— START Source material —

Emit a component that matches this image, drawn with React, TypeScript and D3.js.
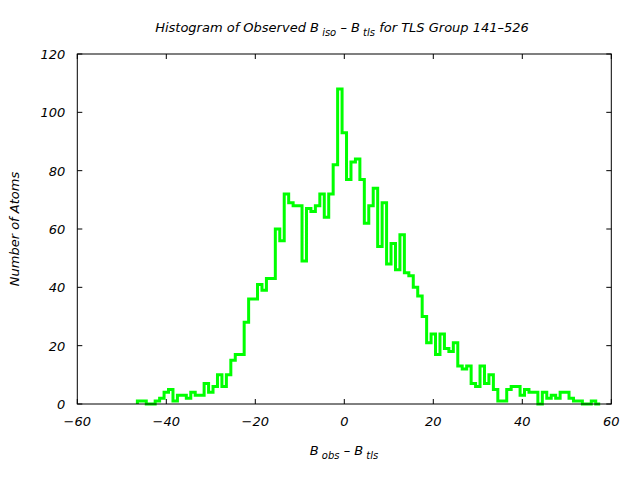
import React from "react";
import * as d3 from "d3";

const firstBin = -46;
const counts = [
  1, 1, 0, 0, 1, 2, 4, 5, 1, 3, 3, 2, 4, 3, 3, 7, 4, 6, 10, 6,
  10, 15, 17, 17, 28, 36, 36, 41, 39, 43, 43, 60, 56, 72, 69, 68, 68, 49, 67, 66,
  68, 72, 64, 72, 82, 108, 93, 77, 83, 84, 77, 62, 68, 74, 54, 69, 48, 55, 46, 58,
  45, 44, 40, 37, 30, 21, 24, 17, 24, 19, 18, 21, 13, 12, 13, 7, 6, 13, 7, 10,
  5, 1, 1, 5, 6, 6, 3, 5, 4, 4, 0, 4, 2, 3, 2, 4, 4, 2, 1, 1,
  0, 0, 1, 0,
];
const xTicks = [-60, -40, -20, 0, 20, 40, 60];
const yTicks = [0, 20, 40, 60, 80, 100, 120];

const W = 640, H = 480;
const L = 77.3, R = 611.3, T = 54, B = 404;
const FONT = "'DejaVu Sans', sans-serif";
const FS = 13;

export default function App() {
  const x = d3.scaleLinear().domain([-60, 60]).range([L, R]);
  const y = d3.scaleLinear().domain([0, 120]).range([B, T]);

  const pts: [number, number][] = [];
  pts.push([firstBin - 0.5, 0]);
  counts.forEach((c, i) => {
    const b = firstBin + i;
    pts.push([b - 0.5, c]);
    pts.push([b + 0.5, c]);
  });
  pts.push([firstBin + counts.length - 0.5, 0]);
  const line = d3
    .line<[number, number]>()
    .x((d) => x(d[0]))
    .y((d) => y(d[1]));

  const tickLen = 5;
  return (
    <svg width={W} height={H} style={{ position: "absolute", left: 0, top: 0, background: "#fff" }}>
      <rect x={0} y={0} width={W} height={H} fill="#fff" />
      <path d={line(pts) || ""} fill="none" stroke="#00ff00" strokeWidth={3} strokeLinejoin="miter" />
      <rect x={L} y={T} width={R - L} height={B - T} fill="none" stroke="#000" strokeWidth={1} />
      {xTicks.map((t) => (
        <g key={"x" + t}>
          <line x1={x(t)} x2={x(t)} y1={B} y2={B - tickLen} stroke="#000" />
          <line x1={x(t)} x2={x(t)} y1={T} y2={T + tickLen} stroke="#000" />
          <text x={x(t)} y={B + 22} textAnchor="middle" fontFamily={FONT} fontStyle="italic" fontSize={FS}>
            {t < 0 ? "\u2212" + Math.abs(t) : String(t)}
          </text>
        </g>
      ))}
      {yTicks.map((t) => (
        <g key={"y" + t}>
          <line x1={L} x2={L + tickLen} y1={y(t)} y2={y(t)} stroke="#000" />
          <line x1={R} x2={R - tickLen} y1={y(t)} y2={y(t)} stroke="#000" />
          <text x={L - 12} y={y(t) + 5} textAnchor="end" fontFamily={FONT} fontStyle="italic" fontSize={FS}>
            {t}
          </text>
        </g>
      ))}
      <text x={342} y={32} textAnchor="middle" fontFamily={FONT} fontStyle="italic" fontSize={FS}>
        Histogram of Observed B
        <tspan fontSize={10} dy={4}> iso</tspan>
        <tspan dy={-4}>{"  \u2013 B"}</tspan>
        <tspan fontSize={10} dy={4}> tls</tspan>
        <tspan dy={-4}>{"  for TLS Group 141\u2013526"}</tspan>
      </text>
      <text x={344} y={455} textAnchor="middle" fontFamily={FONT} fontStyle="italic" fontSize={FS}>
        B
        <tspan fontSize={10} dy={4}> obs</tspan>
        <tspan dy={-4}>{"  \u2013 B"}</tspan>
        <tspan fontSize={10} dy={4}> tls</tspan>
      </text>
      <text
        transform={`translate(19, ${(T + B) / 2}) rotate(-90)`}
        textAnchor="middle"
        fontFamily={FONT}
        fontStyle="italic"
        fontSize={FS}
      >
        Number of Atoms
      </text>
    </svg>
  );
}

— END Source material —

### Given exercise
Drop the images and repeat the data exactly.

### Result
Emit a component that matches this image, drawn with React, TypeScript and D3.js.
import React from "react";
import * as d3 from "d3";

const firstBin = -46;
const counts = [
  1, 1, 0, 0, 1, 2, 4, 5, 1, 3, 3, 2, 4, 3, 3, 7, 4, 6, 10, 6,
  10, 15, 17, 17, 28, 36, 36, 41, 39, 43, 43, 60, 56, 72, 69, 68, 68, 49, 67, 66,
  68, 72, 64, 72, 82, 108, 93, 77, 83, 84, 77, 62, 68, 74, 54, 69, 48, 55, 46, 58,
  45, 44, 40, 37, 30, 21, 24, 17, 24, 19, 18, 21, 13, 12, 13, 7, 6, 13, 7, 10,
  5, 1, 1, 5, 6, 6, 3, 5, 4, 4, 0, 4, 2, 3, 2, 4, 4, 2, 1, 1,
  0, 0, 1, 0,
];
const xTicks = [-60, -40, -20, 0, 20, 40, 60];
const yTicks = [0, 20, 40, 60, 80, 100, 120];

const W = 640, H = 480;
const L = 77.3, R = 611.3, T = 54, B = 404;
const FONT = "'DejaVu Sans', sans-serif";
const FS = 13;

export default function App() {
  const x = d3.scaleLinear().domain([-60, 60]).range([L, R]);
  const y = d3.scaleLinear().domain([0, 120]).range([B, T]);

  const pts: [number, number][] = [];
  pts.push([firstBin - 0.5, 0]);
  counts.forEach((c, i) => {
    const b = firstBin + i;
    pts.push([b - 0.5, c]);
    pts.push([b + 0.5, c]);
  });
  pts.push([firstBin + counts.length - 0.5, 0]);
  const line = d3
    .line<[number, number]>()
    .x((d) => x(d[0]))
    .y((d) => y(d[1]));

  const tickLen = 5;
  return (
    <svg width={W} height={H} style={{ position: "absolute", left: 0, top: 0, background: "#fff" }}>
      <rect x={0} y={0} width={W} height={H} fill="#fff" />
      <path d={line(pts) || ""} fill="none" stroke="#00ff00" strokeWidth={3} strokeLinejoin="miter" />
      <rect x={L} y={T} width={R - L} height={B - T} fill="none" stroke="#000" strokeWidth={1} />
      {xTicks.map((t) => (
        <g key={"x" + t}>
          <line x1={x(t)} x2={x(t)} y1={B} y2={B - tickLen} stroke="#000" />
          <line x1={x(t)} x2={x(t)} y1={T} y2={T + tickLen} stroke="#000" />
          <text x={x(t)} y={B + 22} textAnchor="middle" fontFamily={FONT} fontStyle="italic" fontSize={FS}>
            {t < 0 ? "\u2212" + Math.abs(t) : String(t)}
          </text>
        </g>
      ))}
      {yTicks.map((t) => (
        <g key={"y" + t}>
          <line x1={L} x2={L + tickLen} y1={y(t)} y2={y(t)} stroke="#000" />
          <line x1={R} x2={R - tickLen} y1={y(t)} y2={y(t)} stroke="#000" />
          <text x={L - 12} y={y(t) + 5} textAnchor="end" fontFamily={FONT} fontStyle="italic" fontSize={FS}>
            {t}
          </text>
        </g>
      ))}
      <text x={342} y={32} textAnchor="middle" fontFamily={FONT} fontStyle="italic" fontSize={FS}>
        Histogram of Observed B
        <tspan fontSize={10} dy={4}> iso</tspan>
        <tspan dy={-4}>{"  \u2013 B"}</tspan>
        <tspan fontSize={10} dy={4}> tls</tspan>
        <tspan dy={-4}>{"  for TLS Group 141\u2013526"}</tspan>
      </text>
      <text x={344} y={455} textAnchor="middle" fontFamily={FONT} fontStyle="italic" fontSize={FS}>
        B
        <tspan fontSize={10} dy={4}> obs</tspan>
        <tspan dy={-4}>{"  \u2013 B"}</tspan>
        <tspan fontSize={10} dy={4}> tls</tspan>
      </text>
      <text
        transform={`translate(19, ${(T + B) / 2}) rotate(-90)`}
        textAnchor="middle"
        fontFamily={FONT}
        fontStyle="italic"
        fontSize={FS}
      >
        Number of Atoms
      </text>
    </svg>
  );
}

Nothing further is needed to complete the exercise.